Three organisations made plans for televised debates between the various
Presidential candidates: the ECZ through its “Media Access for Parties”
programme, PANOS with the Zambian Institute for Mass Communications (ZAMCOM),
and a group of three NGOs - Lusaka Press Club, Kepros Media Institute and
the Institute for South African Studies. Funding was provided for different
styles and timings of debates, and careful planning and scheduling agreed.
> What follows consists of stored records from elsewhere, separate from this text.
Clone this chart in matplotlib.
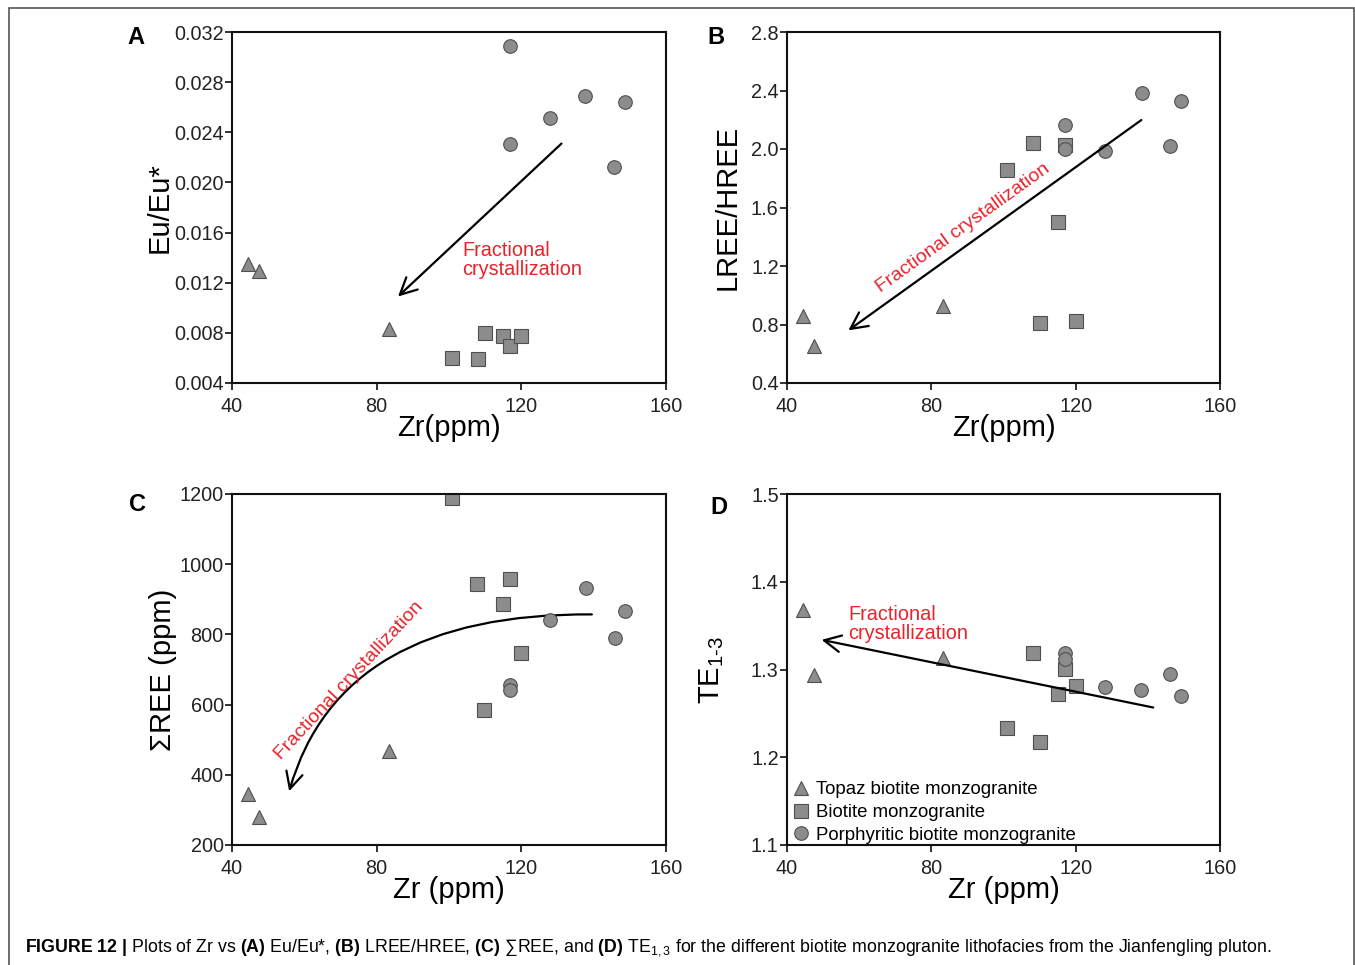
import numpy as np
import matplotlib
matplotlib.use("Agg")
import matplotlib.pyplot as plt
from matplotlib.path import Path
from matplotlib.patches import FancyArrowPatch, Rectangle
from matplotlib.lines import Line2D

plt.rcParams['font.family'] = ['Liberation Sans', 'DejaVu Sans']
plt.rcParams['mathtext.fontset'] = 'custom'
plt.rcParams['mathtext.rm'] = 'Liberation Sans'
plt.rcParams['mathtext.it'] = 'Liberation Sans:italic'
plt.rcParams['mathtext.bf'] = 'Liberation Sans:bold'

# ---- data ----
# Topaz biotite monzogranite (triangles)
tri_zr = [44.3, 47.4, 83.3]
tri_eu = [0.0135, 0.0129, 0.0083]
tri_lh = [0.86, 0.655, 0.925]
tri_ree = [344, 279, 467]
tri_te = [1.368, 1.294, 1.313]

# Biotite monzogranite (squares)
sq_zr = [100.9, 107.9, 109.9, 114.9, 116.9, 119.9]
sq_eu = [0.0060, 0.00595, 0.00795, 0.00773, 0.00693, 0.00773]
sq_zr_b = [108.1, 101.0, 117.0, 115.0, 110.0, 120.1]
sq_lh = [2.038, 1.853, 2.03, 1.502, 0.813, 0.827]
sq_zr_c = [100.9, 107.8, 117.0, 114.9, 120.0, 109.8]
sq_ree = [1190, 945, 957, 886, 748, 586]
sq_zr_d = [108.1, 117.0, 120.0, 115.0, 101.0, 110.1]
sq_te = [1.319, 1.301, 1.281, 1.272, 1.233, 1.217]

# Porphyritic biotite monzogranite (circles)
ci_zr = [116.8, 116.8, 127.8, 137.6, 148.7, 145.7]
ci_eu = [0.0309, 0.0231, 0.0251, 0.0269, 0.0264, 0.0212]
ci_zr_b = [117.0, 117.0, 128.1, 138.3, 146.2, 149.3]
ci_lh = [2.166, 1.997, 1.983, 2.380, 2.018, 2.326]
ci_zr_c = [117.0, 117.0, 127.9, 137.8, 145.9, 148.8]
ci_ree = [656, 643, 841, 933, 789, 866]
ci_zr_d = [117.0, 117.0, 128.0, 138.2, 146.1, 149.3]
ci_te = [1.319, 1.3125, 1.2795, 1.277, 1.295, 1.2696]

legend_labels = ["Topaz biotite monzogranite", "Biotite monzogranite",
                 "Porphyritic biotite monzogranite"]

FILL = '#8c8c8c'
EDGE = '#4f4f4f'
RED = '#e8232b'
MS = 9.8

fig = plt.figure(figsize=(13.55, 9.65), dpi=100)

W, H = 1355.0, 965.0
def add_ax(l, t, r, b):
    return fig.add_axes([l / W, 1 - b / H, (r - l) / W, (b - t) / H])

axA = add_ax(232, 32, 666, 383)
axB = add_ax(787, 32, 1220, 383)
axC = add_ax(232, 494, 666, 845)
axD = add_ax(787, 494, 1220, 845)

def style(ax, ylim, yticks, yfmt, ylabel, xlabel, ylpad):
    ax.set_xlim(40, 160)
    ax.set_xticks([40, 80, 120, 160])
    ax.set_ylim(*ylim)
    ax.set_yticks(yticks)
    ax.set_yticklabels([yfmt.format(v) for v in yticks])
    ax.tick_params(direction='out', length=5, width=1.3, labelsize=14.3,
                   colors='#222222')
    ax.tick_params(axis='x', pad=5)
    ax.tick_params(axis='y', pad=1)
    for s in ax.spines.values():
        s.set_linewidth(1.5)
        s.set_color('#111111')
    ax.set_xlabel(xlabel, fontsize=21, labelpad=-1)
    ax.set_ylabel(ylabel, fontsize=21, labelpad=ylpad)

def scatter3(ax, xt, yt, xs, ys, xc, yc):
    ax.plot(xt, yt, '^', ms=MS, mfc=FILL, mec=EDGE, mew=0.8, ls='none')
    ax.plot(xs, ys, 's', ms=MS, mfc=FILL, mec=EDGE, mew=0.8, ls='none')
    ax.plot(xc, yc, 'o', ms=MS, mfc=FILL, mec=EDGE, mew=0.8, ls='none')

arrow_kw = dict(arrowstyle='->', lw=1.6, color='black', mutation_scale=30,
                shrinkA=0, shrinkB=0)

# ---- A ----
scatter3(axA, tri_zr, tri_eu, sq_zr, sq_eu, ci_zr, ci_eu)
style(axA, (0.004, 0.032), np.arange(0.004, 0.0321, 0.004), '{:.3f}',
      'Eu/Eu*', 'Zr(ppm)', 0)
axA.annotate('', xy=(85.9, 0.0109), xytext=(131.1, 0.0231), arrowprops=arrow_kw)
axA.text(103.6, 0.0153, 'Fractional\ncrystallization', color=RED, fontsize=14.3,
         va='top', ha='left', linespacing=1.0)

# ---- B ----
scatter3(axB, tri_zr, tri_lh, sq_zr_b, sq_lh, ci_zr_b, ci_lh)
style(axB, (0.4, 2.8), np.arange(0.4, 2.81, 0.4), '{:.1f}',
      'LREE/HREE', 'Zr(ppm)', 7)
axB.annotate('', xy=(57.0, 0.76), xytext=(138.2, 2.198), arrowprops=arrow_kw)
angB = np.degrees(np.arctan2(2.198 - 0.76, 138.2 - 57.0))
axB.text(88.8, 1.46, 'Fractional crystallization', color=RED, fontsize=14,
         ha='center', va='center', rotation=angB, rotation_mode='anchor',
         transform_rotates_text=True)

# ---- C ----
scatter3(axC, tri_zr, tri_ree, sq_zr_c, sq_ree, ci_zr_c, ci_ree)
style(axC, (200, 1200), np.arange(200, 1201, 200), '{:.0f}',
      'ΣREE (ppm)', 'Zr (ppm)', 2)
curve = Path([(139.5, 857), (70, 862), (55.8, 353)],
             [Path.MOVETO, Path.CURVE3, Path.CURVE3])
axC.add_patch(FancyArrowPatch(path=curve, **arrow_kw))
angC = np.degrees(np.arctan2(881 - 434, 94.0 - 53.6))
axC.text(72.5, 668, 'Fractional crystallization', color=RED, fontsize=14,
         ha='center', va='center', rotation=angC, rotation_mode='anchor',
         transform_rotates_text=True)

# ---- D ----
scatter3(axD, tri_zr, tri_te, sq_zr_d, sq_te, ci_zr_d, ci_te)
style(axD, (1.1, 1.5), np.arange(1.1, 1.51, 0.1), '{:.1f}',
      'TE$_{\\mathregular{1\\text{-}3}}$', 'Zr (ppm)', 18)
axD.annotate('', xy=(49.6, 1.3338), xytext=(141.5, 1.2567), arrowprops=arrow_kw)
axD.text(57.0, 1.373, 'Fractional\ncrystallization', color=RED, fontsize=14.3,
         va='top', ha='left', linespacing=1.0)
handles = [Line2D([], [], marker=m, ms=MS, mfc=FILL, mec=EDGE, mew=0.8, ls='none')
           for m in ['^', 's', 'o']]
axD.legend(handles, legend_labels, loc='lower left', bbox_to_anchor=(-0.002, -0.012),
           frameon=False, fontsize=13.4, handletextpad=0.3, labelspacing=0.3,
           borderpad=0.1, handlelength=1.0, borderaxespad=0.2)

# panel letters
for lab, x, y in [('A', 136, 37), ('B', 716, 37), ('C', 137, 504), ('D', 719, 508)]:
    fig.text(x / W, 1 - y / H, lab, fontsize=17, fontweight='bold',
             ha='center', va='center')

# outer frame
fig.patches.append(Rectangle((9 / W, -0.05), (1354 - 9) / W, 1.05 - 8 / H,
                             transform=fig.transFigure, fill=False,
                             edgecolor='#555555', lw=1.2))

# caption
fig.text(25 / W, 1 - 948 / H,
         r"$\bf{FIGURE\ 12\ |}$ Plots of Zr vs $\bf{(A)}$ Eu/Eu*, $\bf{(B)}$ LREE/HREE, "
         r"$\bf{(C)}$ ∑REE, and $\bf{(D)}$ TE$_{1,3}$ for the different biotite "
         r"monzogranite lithofacies from the Jianfengling pluton.",
         fontsize=12.8, ha='left', va='center')

fig.savefig('out.png', dpi=100)
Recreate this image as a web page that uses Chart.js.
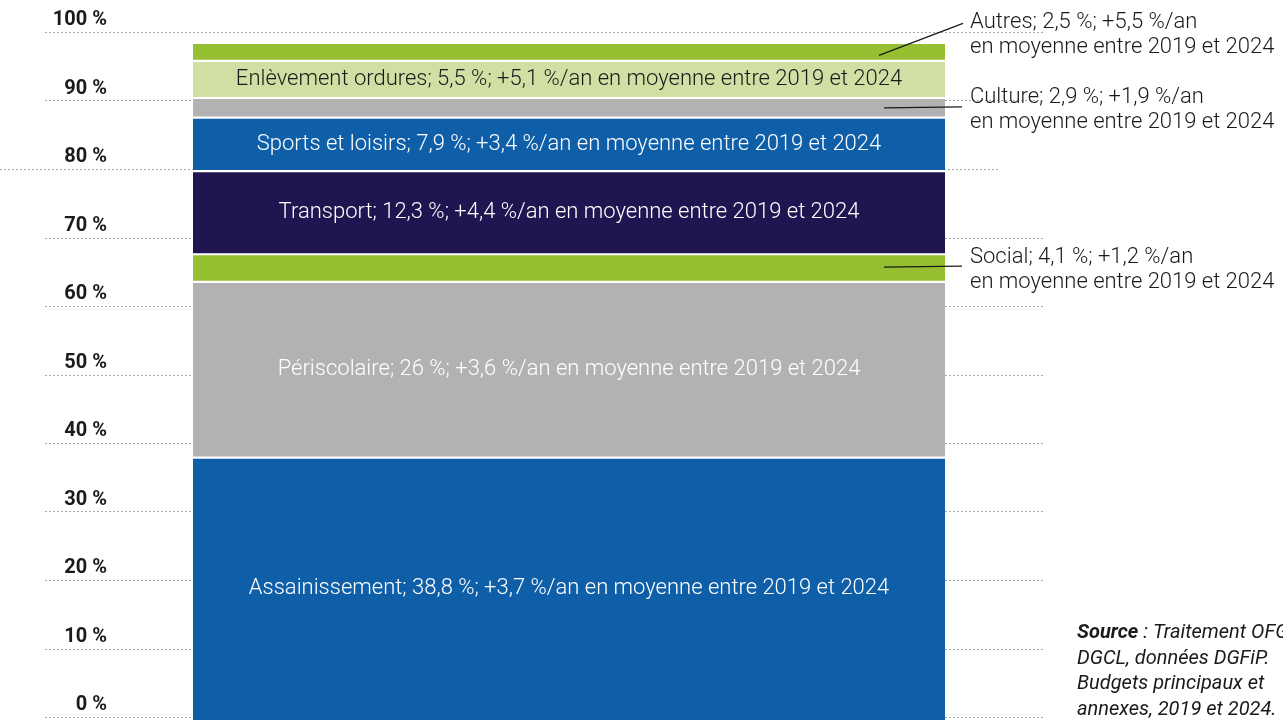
<!DOCTYPE html>
<html lang="fr">
<head>
<meta charset="utf-8">
<script src="https://cdn.jsdelivr.net/npm/chart.js@4.4.1/dist/chart.umd.min.js"></script>
<style>
  html, body { margin: 0; padding: 0; background: #ffffff; }
  canvas { display: block; }
</style>
</head>
<body>
<canvas id="chart" width="1283" height="720"></canvas>
<script>
// ---- Data ----
const categories = ['Assainissement', 'Périscolaire', 'Social', 'Transport', 'Sports et loisirs', 'Culture', 'Enlèvement ordures', 'Autres'];
const shares = [38.8, 26, 4.1, 12.3, 7.9, 2.9, 5.5, 2.5];            // part in %
const growthPerYear = [3.7, 3.6, 1.2, 4.4, 3.4, 1.9, 5.1, 5.5];      // %/an 2019-2024
const yTickValues = [0, 10, 20, 30, 40, 50, 60, 70, 80, 90, 100];
const tickSuffix = ' %';
const periodText = 'en moyenne entre 2019 et 2024';
const calloutCategories = ['Social', 'Culture', 'Autres'];
const sourceLines = [
  ['Source', ' : Traitement OFGL /'],
  ['', 'DGCL, données DGFiP.'],
  ['', 'Budgets principaux et'],
  ['', 'annexes, 2019 et 2024.']
];

// ---- Style ----
const palette = {
  'Assainissement': '#0e5ea8',
  'Périscolaire': '#b2b2b2',
  'Social': '#96bf31',
  'Transport': '#201550',
  'Sports et loisirs': '#0e5ea8',
  'Culture': '#b2b2b2',
  'Enlèvement ordures': '#d0e0a4',
  'Autres': '#96bf31'
};
const insideTextColor = {
  'Assainissement': '#ffffff',
  'Périscolaire': '#ffffff',
  'Transport': '#ffffff',
  'Sports et loisirs': '#ffffff',
  'Enlèvement ordures': '#1a1a1a'
};
const FONT = "Roboto, 'Noto Sans', sans-serif";
const fmt = v => String(v).replace('.', ',');

const datasets = categories.map((c, i) => ({
  label: c,
  data: [shares[i]],
  backgroundColor: palette[c],
  borderColor: '#ffffff',
  borderWidth: i === 0 ? { top: 1.4, bottom: 0, left: 0, right: 0 }
             : (i === categories.length - 1 ? { top: 0, bottom: 1.4, left: 0, right: 0 }
             : { top: 1.4, bottom: 1.4, left: 0, right: 0 }),
  borderSkipped: false,
  yAxisID: 'yBar',
  barPercentage: 1,
  categoryPercentage: 1,
  clip: false
}));

// dotted grid lines drawn across the whole width, under the bar
const dottedGrid = {
  id: 'dottedGrid',
  beforeDatasetsDraw(chart, args, opts) {
    const ctx = chart.ctx, y = chart.scales.y;
    ctx.save();
    ctx.strokeStyle = opts.color;
    ctx.lineWidth = 1;
    ctx.setLineDash([2, 2]);
    y.ticks.forEach(t => {
      const py = Math.round(y.getPixelForValue(t.value)) + 0.5;
      const span = opts.special[t.value] || [opts.left, opts.right];
      ctx.beginPath();
      ctx.moveTo(span[0], py);
      ctx.lineTo(span[1], py);
      ctx.stroke();
    });
    ctx.restore();
  }
};

// labels inside the bar segments and callouts on the right
const segmentLabels = {
  id: 'segmentLabels',
  afterDatasetsDraw(chart, args, opts) {
    const ctx = chart.ctx;
    ctx.save();
    ctx.font = `${opts.weight} ${opts.size}px ${FONT}`;
    ctx.textBaseline = 'middle';
    categories.forEach((c, i) => {
      const el = chart.getDatasetMeta(i).data[0];
      const cy = (el.y + Math.min(el.base, chart.chartArea.bottom + 3)) / 2;
      const right = el.x + el.width / 2;
      const head = `${c}; ${fmt(shares[i])} %; +${fmt(growthPerYear[i])} %/an`;
      if (calloutCategories.includes(c)) {
        const co = opts.callouts[c];
        ctx.strokeStyle = '#1a1a1a';
        ctx.lineWidth = 1.2;
        ctx.beginPath();
        ctx.moveTo(right - co.startDx, cy + co.startDy);
        ctx.lineTo(right + co.endDx, cy + co.endDy);
        ctx.stroke();
        ctx.fillStyle = '#1a1a1a';
        ctx.textAlign = 'left';
        const ty = cy + co.textDy;
        ctx.fillText(head, right + opts.textDx, ty);
        ctx.fillText(periodText, right + opts.textDx, ty + opts.lineGap);
      } else {
        ctx.fillStyle = insideTextColor[c];
        ctx.textAlign = 'center';
        ctx.fillText(`${head} ${periodText}`, el.x, cy);
      }
    });
    ctx.restore();
  }
};

const sourceNote = {
  id: 'sourceNote',
  afterDraw(chart, args, opts) {
    const ctx = chart.ctx;
    ctx.save();
    ctx.fillStyle = '#1a1a1a';
    ctx.textBaseline = 'middle';
    ctx.textAlign = 'left';
    sourceLines.forEach((ln, k) => {
      const y = opts.y + k * opts.lineGap;
      let x = opts.x;
      if (ln[0]) {
        ctx.font = `italic bold ${opts.size}px ${FONT}`;
        ctx.fillText(ln[0], x, y);
        x += ctx.measureText(ln[0]).width;
      }
      ctx.font = `italic ${opts.size}px ${FONT}`;
      ctx.fillText(ln[1], x, y);
    });
    ctx.restore();
  }
};

new Chart(document.getElementById('chart'), {
  type: 'bar',
  data: { labels: [''], datasets },
  options: {
    responsive: false,
    animation: false,
    layout: { padding: { left: 0, right: 338, top: 32, bottom: 3 } },
    scales: {
      x: { display: false, stacked: true },
      yBar: { display: false, stacked: true, min: 0.44, max: 101.77 },
      y: {
        position: 'left',
        min: 0, max: 100,
        afterBuildTicks: s => { s.ticks = yTickValues.map(v => ({ value: v })); },
        grid: { display: false, drawTicks: false },
        border: { display: false },
        ticks: {
          padding: 86,
          color: '#1a1a1a',
          font: { family: FONT, size: 20, weight: 'bold', lineHeight: '24px' },
          callback: v => [v + tickSuffix, '']
        },
        afterFit: s => { s.width = 193; s.paddingTop = 0; s.paddingBottom = 0; }
      }
    },
    plugins: {
      legend: { display: false },
      tooltip: { enabled: false },
      dottedGrid: { color: '#a8a8a8', left: 45, right: 1045, special: { 80: [0, 1000] } },
      segmentLabels: {
        size: 22, weight: 300, textDx: 25, lineGap: 25,
        callouts: {
          'Social':  { startDx: 61, startDy: -1, endDx: 17, endDy: -2, textDy: -11 },
          'Culture': { startDx: 61, startDy: 0, endDx: 17, endDy: -1, textDy: -10 },
          'Autres':  { startDx: 66, startDy: 3, endDx: 18, endDy: -29, textDy: -30 }
        }
      },
      sourceNote: { x: 1077, y: 633, lineGap: 25.7, size: 20 }
    }
  },
  plugins: [dottedGrid, segmentLabels, sourceNote]
});
</script>
</body>
</html>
Then on 22 November, Judge Bwalya, Chairperson of the ECZ, announced that
the Government would not allow any debates between candidates because of
the danger of abusive language. All the ECZ’ debates were cancelled. The
Government forbade live debates on ZNBC and informed Trinity Broadcasting
Network (TBN), an independent and mainly religious television channel,
which had broadcast one of the NGOs’ six debates, that its government licence
was limited to religious broadcasting. The three NGOs obtained a High Court
Injunction instructing TBN to fulfil its contract and the remaining five
debates were broadcast. This left the PANOS/ZAMCOM broadcasts; one pre-recorded
debate between the six candidates who accepted the invitation to participate
was transmitted and plans were made, and contracts exchanged, for a live
broadcast on the eve of poll. All the preparations were in place when ZNBC
cancelled the programme on the day of intended transmission and replaced
it with an interview with the Republican President. PANOS and ZAMCOM
obtained a High Court injunction ordering ZNBC to fulfil its contract,
but this was ignored.
12
We have set out evidence of many serious shortcomings of this election
before, during and after polling day. We are clear that the electoral process,
particularly in many areas on polling day, was badly planned and poorly
managed at the national level. The delays and the slowness of the process
were avoidable and inexcusable.
The question for the EU EOM, therefore, is whether the failures in the electoral process had an effect on the level of voting and, consequentially, affected the result. Overall there was a massive determination to stay however long it took, but there is also some evidence from observers to suggest that a number of people were unable to vote as a consequence of the situation. Workers who had to leave the queue to go to their employment; elderly voters who found it difficult to stand for hours without food or shelter; mothers with young children, and those simply shut out at 05.00 the next morning, such as at Mtendere and at Chongwe, when weary polling officials closed the doors. How common such instances were is difficult to assess, but they were certainly important to those individuals who wanted to take part in these elections and who wished to add their support to their chosen candidates.
We continue actively to observe the national tabulation process in detail. We continue to add polling station voting figures to our database for comparison and we intend to make a further statement in due course.